An ERP Connector in Znode is a C# file and the touchpoints refer to the different methods in that class. This is where the business logic should reside for dealing with the ERP Systems, External Systems, and other Data Sources. Using this example you would have three different methods on your ERP connector for each three examples and they would be triggered by different mechanisms. Mechanisms such as an administrator triggering something in the Admin, an Event triggering, or a scheduled task that is automatically run.

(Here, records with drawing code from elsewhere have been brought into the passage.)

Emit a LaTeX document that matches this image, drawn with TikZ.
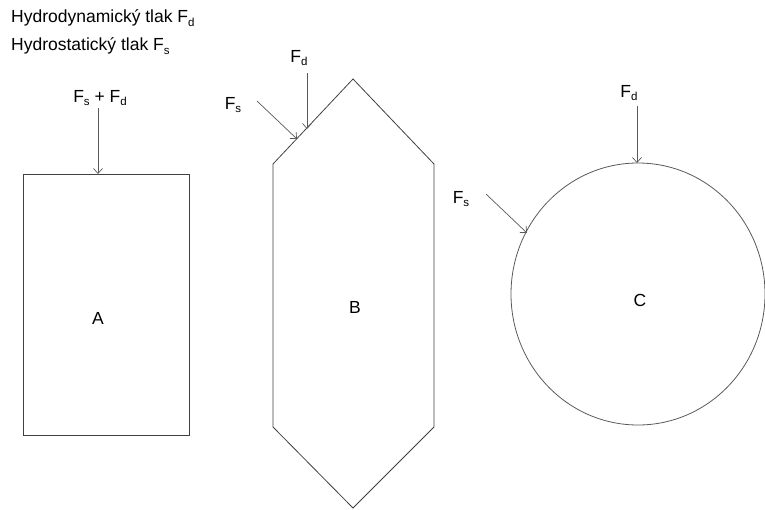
\documentclass[tikz,border=0pt]{standalone}
\usepackage{fontspec}
\setmainfont{Liberation Sans}
\usetikzlibrary{arrows.meta}
\newcommand{\sbs}[1]{\raisebox{-0.4ex}{\fontsize{11.5}{12}\selectfont #1}}
\begin{document}
\begin{tikzpicture}[x=1pt,y=-1pt,
  lbl/.style={font=\fontsize{17.5}{20}\selectfont, inner sep=0pt},
  shapeline/.style={draw=black!75, line width=0.8pt},
  force/.style={draw=black!65, line width=0.7pt, -{Straight Barb[length=5pt,width=9pt]}}]
\useasboundingbox (0,0) rectangle (765,509);
% legend
\node[lbl, anchor=west] (legd) at (11,18) {Hydrodynamický tlak F\sbs{d}};
\node[lbl, anchor=west] (legs) at (11,46) {Hydrostatický tlak F\sbs{s}};
% A
\draw[shapeline] (23,174) rectangle (189,435);
\node[lbl] (A) at (98,318) {A};
\coordinate (Atip) at (98,174);
\node[lbl] (Afsfd) at (100,98) {F\sbs{s} + F\sbs{d}};
\draw[force] (98,108) -- (Atip);
% B
\draw[shapeline] (273,164) -- (353,79) -- (434,164) -- (434,427) -- (353,508) -- (273,427) -- cycle;
\node[lbl] (B) at (355,307) {B};
\coordinate (Bfd) at (307,129);
\coordinate (Bfs) at (297,139);
\node[lbl] (Bfdl) at (299,58) {F\sbs{d}};
\node[lbl] (Bfsl) at (233,105) {F\sbs{s}};
\draw[force] (307,73) -- (Bfd);
\draw[force] (257,101) -- (Bfs);
% C
\draw[shapeline, draw=black!65] (638,294) ellipse [x radius=127, y radius=131];
\node[lbl] (C) at (640,300) {C};
\coordinate (Cfd) at (637,163);
\coordinate (Cfs) at (527,233);
\node[lbl] (Cfdl) at (629,93) {F\sbs{d}};
\node[lbl] (Cfsl) at (461,199) {F\sbs{s}};
\draw[force] (637,106) -- (Cfd);
\draw[force] (486,194) -- (Cfs);
\end{tikzpicture}
\end{document}
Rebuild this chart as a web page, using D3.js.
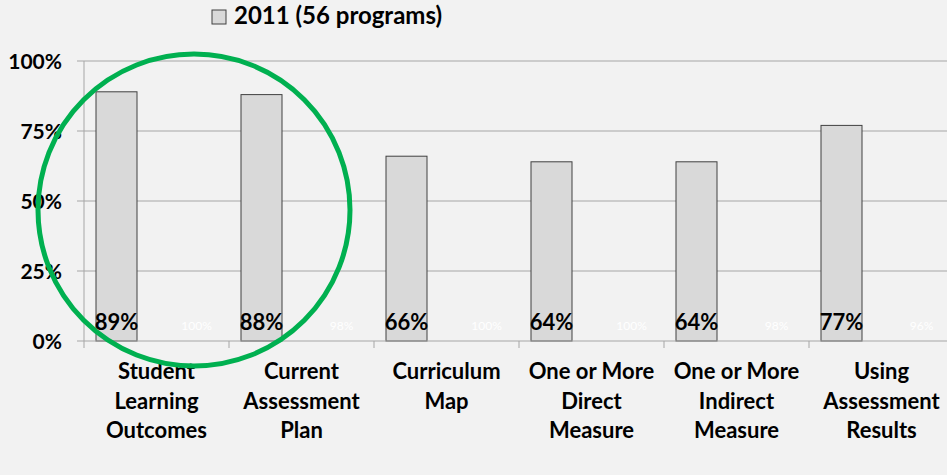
<!DOCTYPE html>
<html>
<head>
<meta charset="utf-8">
<script src="https://cdn.jsdelivr.net/npm/d3@7"></script>
<style>
  html, body { margin: 0; padding: 0; background: #f2f2f2; }
  svg { display: block; font-family: Lato, "Open Sans", sans-serif; }
</style>
</head>
<body>
<div id="chart"></div>
<script>
// Chart data
const categories = [
  ['Student', 'Learning', 'Outcomes'],
  ['Current', 'Assessment', 'Plan'],
  ['Curriculum', 'Map'],
  ['One or More', 'Direct', 'Measure'],
  ['One or More', 'Indirect', 'Measure'],
  ['Using', 'Assessment', 'Results']
];
const values2011 = [89, 88, 66, 64, 64, 77];
const valuesHidden = [100, 98, 100, 100, 98, 96];
const yTicks = [0, 25, 50, 75, 100];
const legendLabel = '2011 (56 programs)';

const W = 947, H = 475;
const margin = { left: 84, top: 61, bottom: 134 };

const svg = d3.select('#chart').append('svg')
  .attr('width', W).attr('height', H);

svg.append('rect').attr('width', W).attr('height', H).attr('fill', '#f2f2f2');

const x = d3.scaleBand()
  .domain(d3.range(categories.length))
  .range([margin.left, margin.left + 145 * categories.length]);

const y = d3.scaleLinear().domain([0, 100]).range([H - margin.bottom, margin.top]);

const barW = 41;

// Gridlines
svg.append('g').selectAll('line')
  .data(yTicks.filter(function(d) { return d > 0; }))
  .enter().append('line')
  .attr('x1', margin.left - 7).attr('x2', W)
  .attr('y1', function(d) { return y(d); })
  .attr('y2', function(d) { return y(d); })
  .attr('stroke', '#a6a6a6').attr('stroke-width', 1);

// Y-axis
svg.append('line')
  .attr('x1', margin.left).attr('x2', margin.left)
  .attr('y1', y(100)).attr('y2', y(0))
  .attr('stroke', '#a6a6a6');

svg.append('g').selectAll('text')
  .data(yTicks)
  .enter().append('text')
  .attr('x', 62).attr('y', function(d) { return y(d) + 8; })
  .attr('text-anchor', 'end')
  .attr('font-size', '21px').attr('font-weight', 'bold').attr('fill', '#000')
  .text(function(d) { return d + '%'; });

// Bars (2011)
svg.append('g').selectAll('rect')
  .data(values2011)
  .enter().append('rect')
  .attr('x', function(d, i) { return x(i) + x.bandwidth() / 2 - 40 - barW / 2; })
  .attr('y', function(d) { return y(d); })
  .attr('width', barW)
  .attr('height', function(d) { return y(0) - y(d); })
  .attr('fill', '#d9d9d9').attr('stroke', '#404040').attr('stroke-width', 1);

// X-axis with ticks
svg.append('line')
  .attr('x1', margin.left - 7).attr('x2', W)
  .attr('y1', y(0)).attr('y2', y(0))
  .attr('stroke', '#a6a6a6');

svg.append('g').selectAll('line')
  .data(d3.range(categories.length))
  .enter().append('line')
  .attr('x1', function(i) { return x(i); }).attr('x2', function(i) { return x(i); })
  .attr('y1', y(0)).attr('y2', y(0) + 7)
  .attr('stroke', '#a6a6a6');

// Data labels (2011)
svg.append('g').selectAll('text')
  .data(values2011)
  .enter().append('text')
  .attr('x', function(d, i) { return x(i) + x.bandwidth() / 2 - 40; })
  .attr('y', y(0) - 11)
  .attr('text-anchor', 'middle')
  .attr('font-size', '22px').attr('font-weight', 'bold').attr('fill', '#000')
  .text(function(d) { return d + '%'; });

// Hidden series labels
svg.append('g').selectAll('text')
  .data(valuesHidden)
  .enter().append('text')
  .attr('x', function(d, i) { return x(i) + x.bandwidth() / 2 + 40; })
  .attr('y', y(0) - 11)
  .attr('text-anchor', 'middle')
  .attr('font-size', '12px').attr('fill', '#ffffff')
  .text(function(d) { return d + '%'; });

// Category labels
const catG = svg.append('g');
categories.forEach(function(lines, i) {
  const t = catG.append('text')
    .attr('text-anchor', 'middle')
    .attr('font-size', '22px').attr('font-weight', 'bold').attr('fill', '#000');
  lines.forEach(function(line, j) {
    t.append('tspan')
      .attr('x', x(i) + x.bandwidth() / 2)
      .attr('y', 379 + j * 29.5)
      .text(line);
  });
});

// Legend
svg.append('rect')
  .attr('x', 212).attr('y', 10).attr('width', 14).attr('height', 14)
  .attr('fill', '#d9d9d9').attr('stroke', '#404040');
svg.append('text')
  .attr('x', 234).attr('y', 24)
  .attr('font-size', '24px').attr('font-weight', 'bold').attr('fill', '#000')
  .text(legendLabel);

// Green highlight ellipse
svg.append('ellipse')
  .attr('cx', 194).attr('cy', 210).attr('rx', 156).attr('ry', 156)
  .attr('fill', 'none').attr('stroke', '#00b050').attr('stroke-width', 5);
</script>
</body>
</html>
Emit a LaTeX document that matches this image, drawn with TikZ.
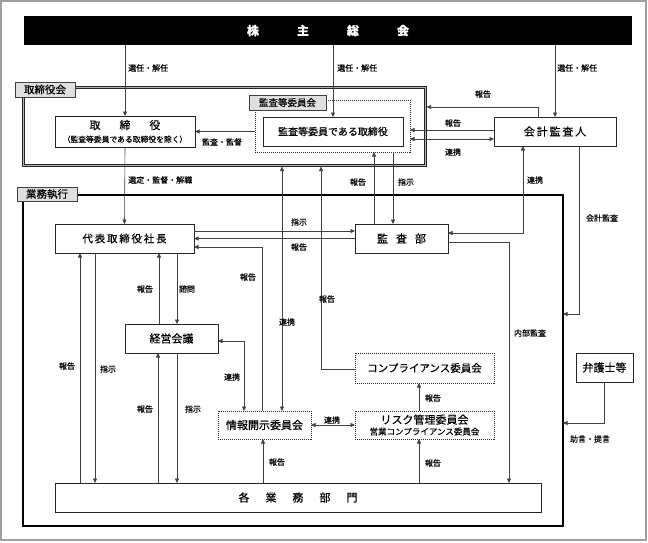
\documentclass[tikz,border=0pt]{standalone}
\usepackage{fontspec}
\setmainfont{Noto Sans CJK JP}[FakeBold=0.4]
\usetikzlibrary{arrows.meta,calc}
\newcommand\fs[1]{\fontsize{#1}{#1}\selectfont}
\begin{document}
\begin{tikzpicture}[x=1pt,y=-1pt,
  lc/.style={draw=black!75,line width=0.6pt},
  arr/.style={lc,-{Triangle[length=4.5pt,width=4pt]}},
  darr/.style={lc,{Triangle[length=4.5pt,width=4pt]}-{Triangle[length=4.5pt,width=4pt]}},
  box/.style={draw=black!85,line width=0.7pt,fill=white,inner sep=0pt,outer sep=0pt,align=center},
  dbox/.style={draw=black!85,line width=0.6pt,dash pattern=on 1pt off 1pt,fill=white,inner sep=0pt,outer sep=0pt,align=center},
  tag/.style={draw=black!75,line width=0.9pt,fill=gray!25,inner sep=0pt,outer sep=0pt,font=\fs{10.5}},
  lab/.style={inner sep=0pt,font=\fs{8}},
]
\useasboundingbox (0,0) rectangle (648,542);
\draw[gray!75,line width=1.4pt] (1,1) rectangle (646,540);

% frames
\node[minimum width=402pt,minimum height=78pt,inner sep=0pt,outer sep=0pt] (board) at (224,126) {};
\draw[black!85,line width=3pt] (board.north west) rectangle (board.south east);
\draw[gray!60,line width=1pt] (board.north west) rectangle (board.south east);
\node[draw=black,line width=1.4pt,minimum width=540pt,minimum height=331pt,inner sep=0pt,outer sep=0pt] (exec) at (293,360.5) {};
\node[tag,minimum width=60pt,minimum height=15pt] (boardtag) at (45,89.5) {取締役会};
\node[tag,minimum width=60pt,minimum height=14pt] (exectag) at (47,194) {業務執行};

% top
\node[fill=black,minimum width=608pt,minimum height=29pt,inner sep=0pt,outer sep=0pt,text=white,font=\fs{12}\bfseries] (soukai) at (328,30.5) {株\hspace{38pt}主\hspace{38pt}総\hspace{38pt}会};

% board members
\node[box,minimum width=140pt,minimum height=31pt] (torishimari) at (125,131.5) {\fs{11}取\hspace{19pt}締\hspace{19pt}役\\[1pt]\fs{7.8}（監査等委員である取締役を除く）};
\node[dbox,minimum width=155pt,minimum height=52pt] (kc) at (332.5,126) {};
\node[tag,minimum width=77pt,minimum height=15pt,font=\fs{9.5}] (kctag) at (287.5,102.5) {監査等委員会};
\node[box,minimum width=140pt,minimum height=29pt,font=\fs{10}] (kd) at (333,131.5) {監査等委員である取締役};
\node[box,minimum width=122pt,minimum height=29pt,font=\fs{11}] (kaikei) at (555,131.5) {会\,計\,監\,査\,人};

% execution
\node[box,minimum width=139pt,minimum height=29pt,font=\fs{10.5}] (daihyo) at (124.5,238.5) {代\,表\,取\,締\,役\,社\,長};
\node[box,minimum width=93pt,minimum height=29pt,font=\fs{11}] (kansabu) at (401.5,238.5) {監\hspace{8pt}査\hspace{8pt}部};
\node[box,minimum width=93pt,minimum height=29pt,font=\fs{11}] (keiei) at (171.5,338.5) {経営会議};
\node[dbox,minimum width=93pt,minimum height=28pt,font=\fs{11}] (joho) at (264.5,425) {情報開示委員会};
\node[dbox,minimum width=139pt,minimum height=30pt,font=\fs{10.5}] (comp) at (424.5,368) {コンプライアンス委員会};
\node[dbox,minimum width=139pt,minimum height=28pt] (risk) at (424.5,425) {\fs{11}リスク管理委員会\\[-1pt]\fs{8.5}営業コンプライアンス委員会};
\node[box,minimum width=486pt,minimum height=29pt,font=\fs{11}] (kakugyo) at (298,497.5) {各\hspace{16pt}業\hspace{16pt}務\hspace{16pt}部\hspace{16pt}門};
\node[box,minimum width=57pt,minimum height=29pt,font=\fs{11}] (bengo) at (604.5,367.5) {弁護士等};

% connectors from shareholders
\draw[arr] (torishimari.north |- soukai.south) -- (torishimari.north);
\draw[arr] (kd.north |- soukai.south) -- (kd.north);
\draw[arr] (kaikei.north |- soukai.south) -- (kaikei.north);
\node[lab,anchor=west] at (128,68) {選任・解任};
\node[lab,anchor=west] at (337,68) {選任・解任};
\node[lab,anchor=west] at (557,68) {選任・解任};

% audit committee -> directors
\draw[arr] (kc.west |- torishimari.east) -- (torishimari.east);
\node[lab] at (222,142) {監査・監督};

% accounting auditor
\draw[arr] (kaikei.north -| 538,0) |- ([xshift=1.5pt]board.east |- 0,107);
\node[lab] at (483,94) {報告};
\path ([yshift=1.5pt]kaikei.west) coordinate (k1);
\path ([yshift=-7.5pt]kaikei.west) coordinate (k2);
\draw[arr] (k1) -- (k1 -| kc.east);
\draw[darr] (k2 -| kc.east) -- (k2);
\node[lab] at (453,123) {報告};
\node[lab] at (453,152) {連携};

% audit dept <-> committee
\draw[arr] (kansabu.north -| 374,0) -- (kc.south -| 374,0);
\draw[arr] (kc.south -| 393,0) -- (kansabu.north -| 393,0);
\node[lab] at (358,182) {報告};
\node[lab] at (406,182) {指示};

\draw[darr] (kaikei.south -| 523,0) |- ([yshift=5.5pt]kansabu.east);
\node[lab] at (535,180) {連携};

\draw[arr] ([yshift=-3.5pt]kansabu.east) -| (kakugyo.north -| 509,0);
\node[lab] at (530,333) {内部監査};

\draw[arr] (kaikei.south -| 579,0) |- (exec.east |- 0,314);
\node[lab] at (602,218) {会計監査};

\draw[arr] (bengo.south) |- (exec.east |- 0,423);
\node[lab] at (590,439) {助言・提言};

% board -> president
\draw[arr] (torishimari.south) -- (daihyo.north);
\node[lab,anchor=west] at (128,180) {選定・監督・解職};

% president <-> audit dept
\path ([yshift=7.5pt]daihyo.east) coordinate (d1);
\draw[arr] (d1) -- (d1 -| kansabu.west);
\draw[arr] (kansabu.west) -- (kansabu.west -| daihyo.east);
\node[lab] at (299,222) {指示};
\node[lab] at (299,247) {報告};

\draw[arr] (joho.north -| 262,0) |- ([yshift=-8.5pt]daihyo.east);
\node[lab] at (248,277) {報告};

% president <-> departments
\draw[arr] (kakugyo.north -| 80,0) -- (daihyo.south -| 80,0);
\draw[arr] (daihyo.south -| 95,0) -- (kakugyo.north -| 95,0);
\node[lab] at (67,366) {報告};
\node[lab] at (108,369) {指示};

% president <-> management meeting
\draw[arr] (keiei.north -| 159,0) -- (daihyo.south -| 159,0);
\draw[arr] (daihyo.south -| 177,0) -- (keiei.north -| 177,0);
\node[lab] at (145,289) {報告};
\node[lab] at (187,289) {諮問};

\draw[arr] (kakugyo.north -| 158,0) -- (keiei.south -| 158,0);
\draw[arr] (keiei.south -| 177,0) -- (kakugyo.north -| 177,0);
\node[lab] at (145,409) {報告};
\node[lab] at (193,409) {指示};

% disclosure committee
\draw[darr] ([yshift=-2.5pt]keiei.east) -| (joho.north -| 244,0);
\node[lab] at (232,377) {連携};
\draw[darr] (joho.north -| 282,0) -- ([yshift=-1.5pt]board.south -| 282,0);
\node[lab] at (287,322) {連携};
\draw[arr] (kakugyo.north -| 263,0) -- (joho.south -| 263,0);
\node[lab] at (277,462) {報告};

% compliance
\draw[arr] ([yshift=-1pt]comp.west) -| ([yshift=-1.5pt]board.south -| 321,0);
\node[lab] at (327,299) {報告};

\draw[darr] (joho.east) -- (joho.east -| risk.west);
\node[lab] at (332,420) {連携};
\draw[arr] (risk.north -| 419,0) -- (comp.south -| 419,0);
\node[lab] at (433,398) {報告};
\draw[arr] (kakugyo.north -| 419,0) -- (risk.south -| 419,0);
\node[lab] at (433,463) {報告};
\end{tikzpicture}
\end{document}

This diagram outlines some concepts of the ERP framework. In the middle of the diagram, we have the concept of a touchpoint. This touchpoint is a C# method that gets triggered/invoked by one of the three ways on the left of the diagram
- By a Scheduled task
- By an Event, such as a business-level event on the platform
- By a manual trigger by an admin/user
This touchpoint method can contain any code you want, so it can connect to any ERP or external system with a structure around it. There is a dedicated space in the Admin UI for you to interact with it such as creating specific touchpoints and setting schedules.
Mock ERP Connector
This mock ERP connector is meant for creating a custom one-off. The individual methods inside the ERP connector code are referred to as touchpoints. As a one-time step, the ERP connector has to be configured within Znode. This is found in the Admin > Dev Center > ERP configuration. When adding a new Business System Connector in the package name drop it finds all the C# sharps classes through reflection that extends from the base ERP. Through the standard pattern found in the mock ERP connector, you can see how it extends it. The custom ERP connector has a list of touchpoints which are methods that are available to be enabled by the admin, and each method can be defined by any of the types (asynchronous vs synchronous).
Only one ERP Connector can be active at a time in Znode. This means that in the Znode Admin, you have one ERP connector to manage with one set of touchpoints to configure. The ERP connector shouldn’t be thought of as you create multiple ERP Connectors, one for each system you integrate with. Rather, think of the ERP connector as one class that orchestrates all of the integration activities.
You have a couple of different options for extending this. You can create helpers classes behind the scenes that you could inject into the main connector, and you use those classes to do the heavy lifting/business logic.
In the case that multiple connectors would be present, you would use one ERP connector as a wrapper class. Meaning you would have to organize your code and business logic directly in the connector class. You would treat the connector class as a wrapper around other classes that would contain the business logic of your other system such as a 3rd part connector utility.